>> start Supplied entries

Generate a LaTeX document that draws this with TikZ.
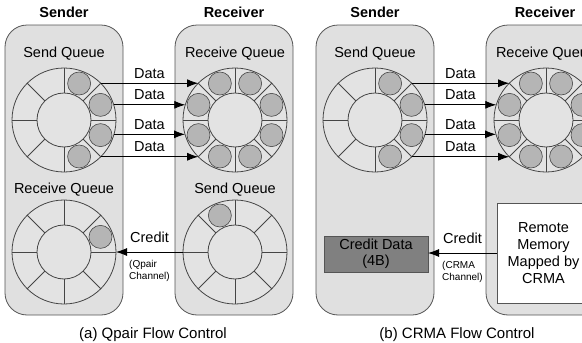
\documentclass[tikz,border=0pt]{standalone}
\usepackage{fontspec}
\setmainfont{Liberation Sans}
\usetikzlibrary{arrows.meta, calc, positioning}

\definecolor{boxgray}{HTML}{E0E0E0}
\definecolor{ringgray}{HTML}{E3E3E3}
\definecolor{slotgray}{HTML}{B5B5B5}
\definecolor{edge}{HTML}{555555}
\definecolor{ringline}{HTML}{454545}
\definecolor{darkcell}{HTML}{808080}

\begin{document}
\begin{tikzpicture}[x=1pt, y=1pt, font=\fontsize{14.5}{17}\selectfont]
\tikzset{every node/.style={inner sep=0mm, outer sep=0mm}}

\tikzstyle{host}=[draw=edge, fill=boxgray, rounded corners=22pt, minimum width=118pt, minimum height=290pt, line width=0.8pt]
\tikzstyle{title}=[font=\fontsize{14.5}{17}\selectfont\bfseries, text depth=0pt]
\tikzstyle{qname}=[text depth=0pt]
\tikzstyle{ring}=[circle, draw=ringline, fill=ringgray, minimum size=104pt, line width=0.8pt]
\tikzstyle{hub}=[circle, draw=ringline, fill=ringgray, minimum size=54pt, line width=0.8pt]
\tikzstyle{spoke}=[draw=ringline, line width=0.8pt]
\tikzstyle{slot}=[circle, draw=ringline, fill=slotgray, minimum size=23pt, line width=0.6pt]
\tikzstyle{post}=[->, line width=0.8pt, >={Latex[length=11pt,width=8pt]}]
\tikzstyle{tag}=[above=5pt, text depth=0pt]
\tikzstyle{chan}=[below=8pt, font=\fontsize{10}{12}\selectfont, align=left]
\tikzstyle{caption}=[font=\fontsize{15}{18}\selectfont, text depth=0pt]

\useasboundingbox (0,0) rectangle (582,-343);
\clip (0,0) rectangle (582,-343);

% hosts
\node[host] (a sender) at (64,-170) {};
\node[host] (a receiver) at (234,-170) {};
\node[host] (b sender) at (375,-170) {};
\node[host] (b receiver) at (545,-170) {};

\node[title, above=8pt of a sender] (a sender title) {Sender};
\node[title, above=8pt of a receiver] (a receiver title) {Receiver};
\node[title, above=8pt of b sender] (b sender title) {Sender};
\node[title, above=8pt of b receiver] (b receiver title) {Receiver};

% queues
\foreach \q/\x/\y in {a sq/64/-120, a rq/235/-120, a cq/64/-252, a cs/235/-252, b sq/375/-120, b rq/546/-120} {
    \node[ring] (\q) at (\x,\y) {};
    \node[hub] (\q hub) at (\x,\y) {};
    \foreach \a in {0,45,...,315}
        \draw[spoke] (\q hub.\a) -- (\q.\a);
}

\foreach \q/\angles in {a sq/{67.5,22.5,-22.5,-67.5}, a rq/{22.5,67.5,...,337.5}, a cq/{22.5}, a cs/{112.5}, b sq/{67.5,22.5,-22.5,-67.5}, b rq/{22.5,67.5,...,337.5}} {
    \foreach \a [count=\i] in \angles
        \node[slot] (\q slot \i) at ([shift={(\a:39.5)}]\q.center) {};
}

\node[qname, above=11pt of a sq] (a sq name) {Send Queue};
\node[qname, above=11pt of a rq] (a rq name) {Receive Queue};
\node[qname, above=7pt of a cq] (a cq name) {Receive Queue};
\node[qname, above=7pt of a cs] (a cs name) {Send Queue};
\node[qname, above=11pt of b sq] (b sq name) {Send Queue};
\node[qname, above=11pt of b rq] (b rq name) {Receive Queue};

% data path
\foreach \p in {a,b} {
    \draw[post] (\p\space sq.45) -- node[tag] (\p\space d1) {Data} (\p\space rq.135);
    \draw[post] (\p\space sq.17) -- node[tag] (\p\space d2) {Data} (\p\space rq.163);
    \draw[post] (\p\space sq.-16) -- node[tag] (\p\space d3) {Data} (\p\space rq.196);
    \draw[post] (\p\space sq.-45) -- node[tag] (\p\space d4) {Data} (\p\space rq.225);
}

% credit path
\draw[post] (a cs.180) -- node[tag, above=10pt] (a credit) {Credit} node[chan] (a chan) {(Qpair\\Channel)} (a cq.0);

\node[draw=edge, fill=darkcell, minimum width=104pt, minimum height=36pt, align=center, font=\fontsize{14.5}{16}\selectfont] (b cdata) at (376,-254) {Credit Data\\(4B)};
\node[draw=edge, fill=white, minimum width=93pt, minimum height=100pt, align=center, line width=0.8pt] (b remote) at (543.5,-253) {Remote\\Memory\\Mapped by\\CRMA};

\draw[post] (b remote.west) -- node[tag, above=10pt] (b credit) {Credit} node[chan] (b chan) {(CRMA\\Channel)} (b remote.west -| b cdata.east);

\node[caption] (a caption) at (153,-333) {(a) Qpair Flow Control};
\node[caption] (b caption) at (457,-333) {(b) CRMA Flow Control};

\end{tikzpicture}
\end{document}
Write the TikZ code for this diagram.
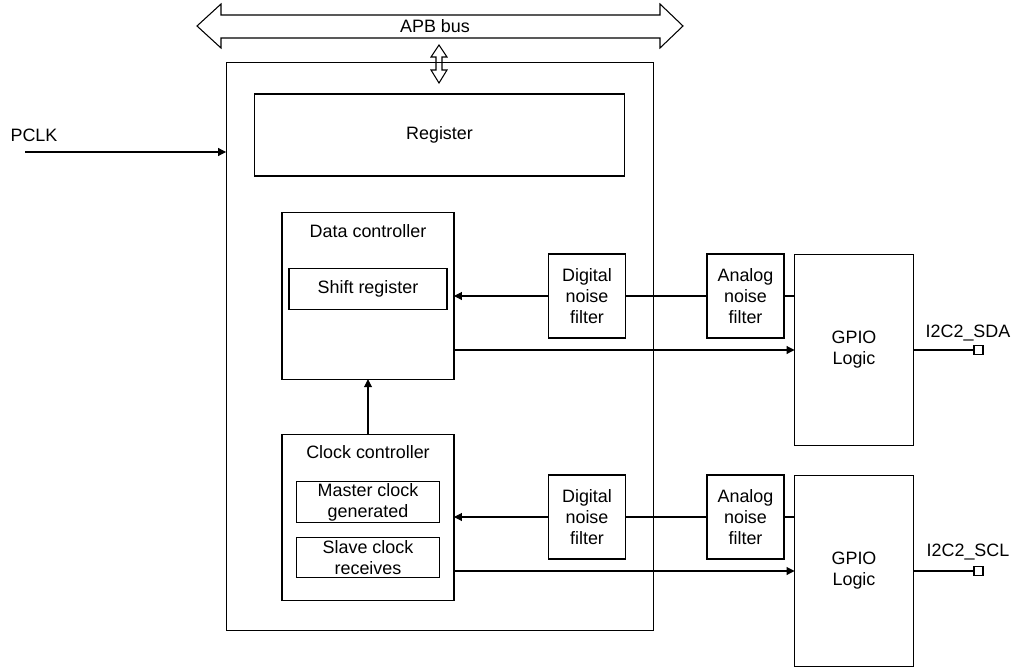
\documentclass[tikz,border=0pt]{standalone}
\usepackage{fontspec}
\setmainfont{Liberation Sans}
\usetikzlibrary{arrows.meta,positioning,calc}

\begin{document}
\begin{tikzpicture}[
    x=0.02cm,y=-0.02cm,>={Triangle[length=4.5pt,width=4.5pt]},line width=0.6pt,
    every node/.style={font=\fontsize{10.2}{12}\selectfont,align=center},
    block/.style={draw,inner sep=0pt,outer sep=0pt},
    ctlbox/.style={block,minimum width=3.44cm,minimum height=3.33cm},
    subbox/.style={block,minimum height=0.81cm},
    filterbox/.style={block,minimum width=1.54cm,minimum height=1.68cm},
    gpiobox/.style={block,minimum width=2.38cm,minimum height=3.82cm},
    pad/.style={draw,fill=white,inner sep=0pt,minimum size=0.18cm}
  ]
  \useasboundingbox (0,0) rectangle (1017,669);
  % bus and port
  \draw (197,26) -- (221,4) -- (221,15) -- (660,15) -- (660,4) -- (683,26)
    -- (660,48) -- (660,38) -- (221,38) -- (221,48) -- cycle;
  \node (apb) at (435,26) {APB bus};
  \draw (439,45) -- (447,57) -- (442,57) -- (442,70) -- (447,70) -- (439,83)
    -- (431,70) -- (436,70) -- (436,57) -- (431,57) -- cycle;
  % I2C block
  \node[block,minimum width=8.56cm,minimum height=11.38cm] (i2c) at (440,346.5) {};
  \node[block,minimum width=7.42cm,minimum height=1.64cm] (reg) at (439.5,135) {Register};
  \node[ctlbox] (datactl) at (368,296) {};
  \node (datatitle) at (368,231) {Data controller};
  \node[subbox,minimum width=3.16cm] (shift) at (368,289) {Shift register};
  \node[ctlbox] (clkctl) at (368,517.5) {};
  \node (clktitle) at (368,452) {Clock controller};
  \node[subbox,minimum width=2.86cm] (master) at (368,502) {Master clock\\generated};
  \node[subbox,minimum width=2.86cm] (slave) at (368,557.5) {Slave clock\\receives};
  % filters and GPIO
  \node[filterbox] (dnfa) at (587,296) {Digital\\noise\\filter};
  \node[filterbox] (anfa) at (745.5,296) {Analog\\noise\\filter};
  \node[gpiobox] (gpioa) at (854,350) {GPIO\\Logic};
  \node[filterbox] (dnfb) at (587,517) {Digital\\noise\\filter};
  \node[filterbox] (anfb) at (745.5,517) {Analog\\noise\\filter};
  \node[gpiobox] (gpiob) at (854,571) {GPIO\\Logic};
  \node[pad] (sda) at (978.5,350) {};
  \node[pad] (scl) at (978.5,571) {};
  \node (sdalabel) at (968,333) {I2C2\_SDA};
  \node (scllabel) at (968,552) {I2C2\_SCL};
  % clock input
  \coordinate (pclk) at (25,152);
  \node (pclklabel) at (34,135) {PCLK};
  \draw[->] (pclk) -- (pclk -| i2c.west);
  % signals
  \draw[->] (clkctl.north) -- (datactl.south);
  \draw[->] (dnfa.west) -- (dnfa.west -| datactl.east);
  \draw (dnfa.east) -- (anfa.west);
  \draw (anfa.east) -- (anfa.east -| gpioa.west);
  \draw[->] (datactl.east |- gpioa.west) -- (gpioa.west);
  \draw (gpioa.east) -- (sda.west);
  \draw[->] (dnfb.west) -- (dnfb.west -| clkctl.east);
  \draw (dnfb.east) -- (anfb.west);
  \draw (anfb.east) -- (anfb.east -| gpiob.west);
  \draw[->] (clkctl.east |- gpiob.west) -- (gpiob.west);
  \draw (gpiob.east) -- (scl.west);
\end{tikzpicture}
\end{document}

>> end Supplied entries

## [What is needed]
Go from the first line of the data above to the line containing "of b receiver]" and retype exactly those lines, both included, but none of the pictures.

## [Answer below]
Generate a LaTeX document that draws this with TikZ.
\documentclass[tikz,border=0pt]{standalone}
\usepackage{fontspec}
\setmainfont{Liberation Sans}
\usetikzlibrary{arrows.meta, calc, positioning}

\definecolor{boxgray}{HTML}{E0E0E0}
\definecolor{ringgray}{HTML}{E3E3E3}
\definecolor{slotgray}{HTML}{B5B5B5}
\definecolor{edge}{HTML}{555555}
\definecolor{ringline}{HTML}{454545}
\definecolor{darkcell}{HTML}{808080}

\begin{document}
\begin{tikzpicture}[x=1pt, y=1pt, font=\fontsize{14.5}{17}\selectfont]
\tikzset{every node/.style={inner sep=0mm, outer sep=0mm}}

\tikzstyle{host}=[draw=edge, fill=boxgray, rounded corners=22pt, minimum width=118pt, minimum height=290pt, line width=0.8pt]
\tikzstyle{title}=[font=\fontsize{14.5}{17}\selectfont\bfseries, text depth=0pt]
\tikzstyle{qname}=[text depth=0pt]
\tikzstyle{ring}=[circle, draw=ringline, fill=ringgray, minimum size=104pt, line width=0.8pt]
\tikzstyle{hub}=[circle, draw=ringline, fill=ringgray, minimum size=54pt, line width=0.8pt]
\tikzstyle{spoke}=[draw=ringline, line width=0.8pt]
\tikzstyle{slot}=[circle, draw=ringline, fill=slotgray, minimum size=23pt, line width=0.6pt]
\tikzstyle{post}=[->, line width=0.8pt, >={Latex[length=11pt,width=8pt]}]
\tikzstyle{tag}=[above=5pt, text depth=0pt]
\tikzstyle{chan}=[below=8pt, font=\fontsize{10}{12}\selectfont, align=left]
\tikzstyle{caption}=[font=\fontsize{15}{18}\selectfont, text depth=0pt]

\useasboundingbox (0,0) rectangle (582,-343);
\clip (0,0) rectangle (582,-343);

% hosts
\node[host] (a sender) at (64,-170) {};
\node[host] (a receiver) at (234,-170) {};
\node[host] (b sender) at (375,-170) {};
\node[host] (b receiver) at (545,-170) {};

\node[title, above=8pt of a sender] (a sender title) {Sender};
\node[title, above=8pt of a receiver] (a receiver title) {Receiver};
\node[title, above=8pt of b sender] (b sender title) {Sender};
\node[title, above=8pt of b receiver] (b receiver title) {Receiver};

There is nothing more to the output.